L’inchiesta identificò dei presunti killer, legati ad un clan mafioso, ma le indagini (al momento in cui scriviamo non si è ancora giunti ad una verità giudiziaria) si allargarono anche nei confronti del “socio” di Rostagno nella comunità, Francesco Cardella, che fu accusato di traffico d’armi; furono poi indagati i dirigenti socialisti Bettino Craxi e Claudio Martelli per avere cercato di depistare le indagini (e noi ricordiamo che Sofri al momento dell’arresto era uno dei collaboratori di Martelli). C’è poi la dichiarazione di Renato Curcio, che ben conosceva Rostagno fin dai tempi dell’Università a Trento, nell’intervista rilasciata nel 1993 Frigidaire, che il delitto non era “imputabile alla mafia”, bensì a ragioni “inconfessabili” e “impossibili da raccontare”, ed il boss di Mazara del Vallo, Mariano Agate, gli avrebbe detto, in carcere a Favignana, che l’assassinio di Rostagno “non è cosa nostra ma cosa vostra” (cfr. Paolo Cucchiarelli, op. cit.. p. 609).

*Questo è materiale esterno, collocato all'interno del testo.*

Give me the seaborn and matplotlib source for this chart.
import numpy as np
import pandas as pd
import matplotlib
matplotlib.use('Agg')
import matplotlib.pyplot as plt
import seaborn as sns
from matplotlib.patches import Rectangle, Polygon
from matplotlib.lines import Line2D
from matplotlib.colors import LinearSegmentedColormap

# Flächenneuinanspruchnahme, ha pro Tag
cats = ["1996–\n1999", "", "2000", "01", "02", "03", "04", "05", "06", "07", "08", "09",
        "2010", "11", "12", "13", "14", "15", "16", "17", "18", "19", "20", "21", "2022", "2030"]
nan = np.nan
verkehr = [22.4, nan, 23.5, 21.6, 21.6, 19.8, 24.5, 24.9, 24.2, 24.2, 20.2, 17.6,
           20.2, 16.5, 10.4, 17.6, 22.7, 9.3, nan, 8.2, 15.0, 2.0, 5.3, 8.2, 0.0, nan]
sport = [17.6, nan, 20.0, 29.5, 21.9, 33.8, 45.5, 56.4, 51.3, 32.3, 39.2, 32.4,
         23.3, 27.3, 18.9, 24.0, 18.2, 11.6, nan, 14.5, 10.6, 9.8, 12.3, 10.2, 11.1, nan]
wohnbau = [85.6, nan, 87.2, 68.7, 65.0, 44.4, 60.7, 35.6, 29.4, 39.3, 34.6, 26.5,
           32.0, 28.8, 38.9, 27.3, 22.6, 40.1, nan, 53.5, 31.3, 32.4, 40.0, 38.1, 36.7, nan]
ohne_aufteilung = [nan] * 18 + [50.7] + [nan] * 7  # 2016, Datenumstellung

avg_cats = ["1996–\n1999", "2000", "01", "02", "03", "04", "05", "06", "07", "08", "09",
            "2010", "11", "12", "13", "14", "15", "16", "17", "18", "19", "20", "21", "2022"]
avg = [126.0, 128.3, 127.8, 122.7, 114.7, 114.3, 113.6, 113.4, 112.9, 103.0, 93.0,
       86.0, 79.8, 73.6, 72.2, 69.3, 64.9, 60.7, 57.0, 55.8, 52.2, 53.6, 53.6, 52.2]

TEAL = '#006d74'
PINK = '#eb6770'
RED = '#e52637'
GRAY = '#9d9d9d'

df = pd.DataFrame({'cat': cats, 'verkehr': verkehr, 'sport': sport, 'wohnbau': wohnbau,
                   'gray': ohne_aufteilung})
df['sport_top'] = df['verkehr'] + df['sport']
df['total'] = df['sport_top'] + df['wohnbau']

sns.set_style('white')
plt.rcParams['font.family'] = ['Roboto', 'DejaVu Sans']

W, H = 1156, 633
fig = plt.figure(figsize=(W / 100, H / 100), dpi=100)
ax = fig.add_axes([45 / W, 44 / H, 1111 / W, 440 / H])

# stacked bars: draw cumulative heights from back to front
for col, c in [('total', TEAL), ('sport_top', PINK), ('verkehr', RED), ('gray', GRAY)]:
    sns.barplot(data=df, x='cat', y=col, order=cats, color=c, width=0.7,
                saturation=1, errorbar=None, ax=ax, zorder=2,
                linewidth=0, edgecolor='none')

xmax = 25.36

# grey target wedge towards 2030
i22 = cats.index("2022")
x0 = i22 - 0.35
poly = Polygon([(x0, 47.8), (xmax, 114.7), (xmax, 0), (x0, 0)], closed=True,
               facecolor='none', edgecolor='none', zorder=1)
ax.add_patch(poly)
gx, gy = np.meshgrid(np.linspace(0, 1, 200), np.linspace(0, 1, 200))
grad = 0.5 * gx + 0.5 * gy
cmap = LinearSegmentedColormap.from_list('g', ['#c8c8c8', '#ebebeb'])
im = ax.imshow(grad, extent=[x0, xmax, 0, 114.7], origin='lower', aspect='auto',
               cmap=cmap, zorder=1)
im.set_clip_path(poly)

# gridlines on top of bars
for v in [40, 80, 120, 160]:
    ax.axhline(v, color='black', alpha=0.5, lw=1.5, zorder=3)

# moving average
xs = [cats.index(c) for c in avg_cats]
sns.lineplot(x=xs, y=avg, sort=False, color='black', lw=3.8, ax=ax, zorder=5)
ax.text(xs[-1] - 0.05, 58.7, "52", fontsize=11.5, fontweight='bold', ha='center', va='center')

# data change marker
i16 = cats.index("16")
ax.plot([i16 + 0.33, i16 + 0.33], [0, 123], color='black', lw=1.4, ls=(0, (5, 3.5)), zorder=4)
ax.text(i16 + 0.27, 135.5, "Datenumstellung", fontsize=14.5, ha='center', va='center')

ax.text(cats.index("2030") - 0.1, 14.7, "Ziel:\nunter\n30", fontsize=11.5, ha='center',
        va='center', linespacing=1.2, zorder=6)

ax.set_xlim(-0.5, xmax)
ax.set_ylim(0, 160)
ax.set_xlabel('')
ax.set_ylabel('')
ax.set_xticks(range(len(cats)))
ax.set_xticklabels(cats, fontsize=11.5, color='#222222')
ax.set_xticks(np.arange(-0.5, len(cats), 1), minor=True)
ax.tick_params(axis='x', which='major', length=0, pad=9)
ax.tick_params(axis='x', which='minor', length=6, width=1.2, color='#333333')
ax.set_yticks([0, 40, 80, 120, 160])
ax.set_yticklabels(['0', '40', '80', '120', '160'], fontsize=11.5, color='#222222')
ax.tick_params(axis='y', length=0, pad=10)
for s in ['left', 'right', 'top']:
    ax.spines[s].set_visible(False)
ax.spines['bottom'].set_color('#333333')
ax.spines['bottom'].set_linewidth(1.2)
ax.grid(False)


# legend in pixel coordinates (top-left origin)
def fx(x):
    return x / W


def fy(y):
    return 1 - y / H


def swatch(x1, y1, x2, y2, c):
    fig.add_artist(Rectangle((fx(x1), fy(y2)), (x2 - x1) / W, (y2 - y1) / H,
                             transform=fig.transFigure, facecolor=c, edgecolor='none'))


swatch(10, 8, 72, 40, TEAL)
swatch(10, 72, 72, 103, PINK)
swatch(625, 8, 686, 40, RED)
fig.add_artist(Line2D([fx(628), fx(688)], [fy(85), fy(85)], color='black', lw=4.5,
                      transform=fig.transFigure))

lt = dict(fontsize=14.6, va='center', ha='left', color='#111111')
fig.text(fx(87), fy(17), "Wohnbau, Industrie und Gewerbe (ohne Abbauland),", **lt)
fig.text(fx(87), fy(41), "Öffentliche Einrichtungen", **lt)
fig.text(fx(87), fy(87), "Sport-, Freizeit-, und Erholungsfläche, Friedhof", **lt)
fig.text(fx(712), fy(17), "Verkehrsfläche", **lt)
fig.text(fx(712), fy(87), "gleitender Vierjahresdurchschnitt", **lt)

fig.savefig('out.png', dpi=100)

Bisogna aggiungere infine che presso il Centro Scorpione fu operativo per un periodo il maresciallo del Sismi Vincenzo Li Causi, che fu poi ucciso proprio in Somalia, dove era stato inviato, nel 1993, prima di riuscire a parlare con la giornalista Rai Ilaria Alpi, che indagava proprio su traffici di armi e di rifiuti tossici che si sarebbero svolti con la Somalia e che fu a sua volta uccisa pochi mesi dopo, ancora in Somalia, assieme al suo operatore, il triestino Miran Hrovatin, gli ennesimi delitti sui quali non è mai stata fatta chiarezza.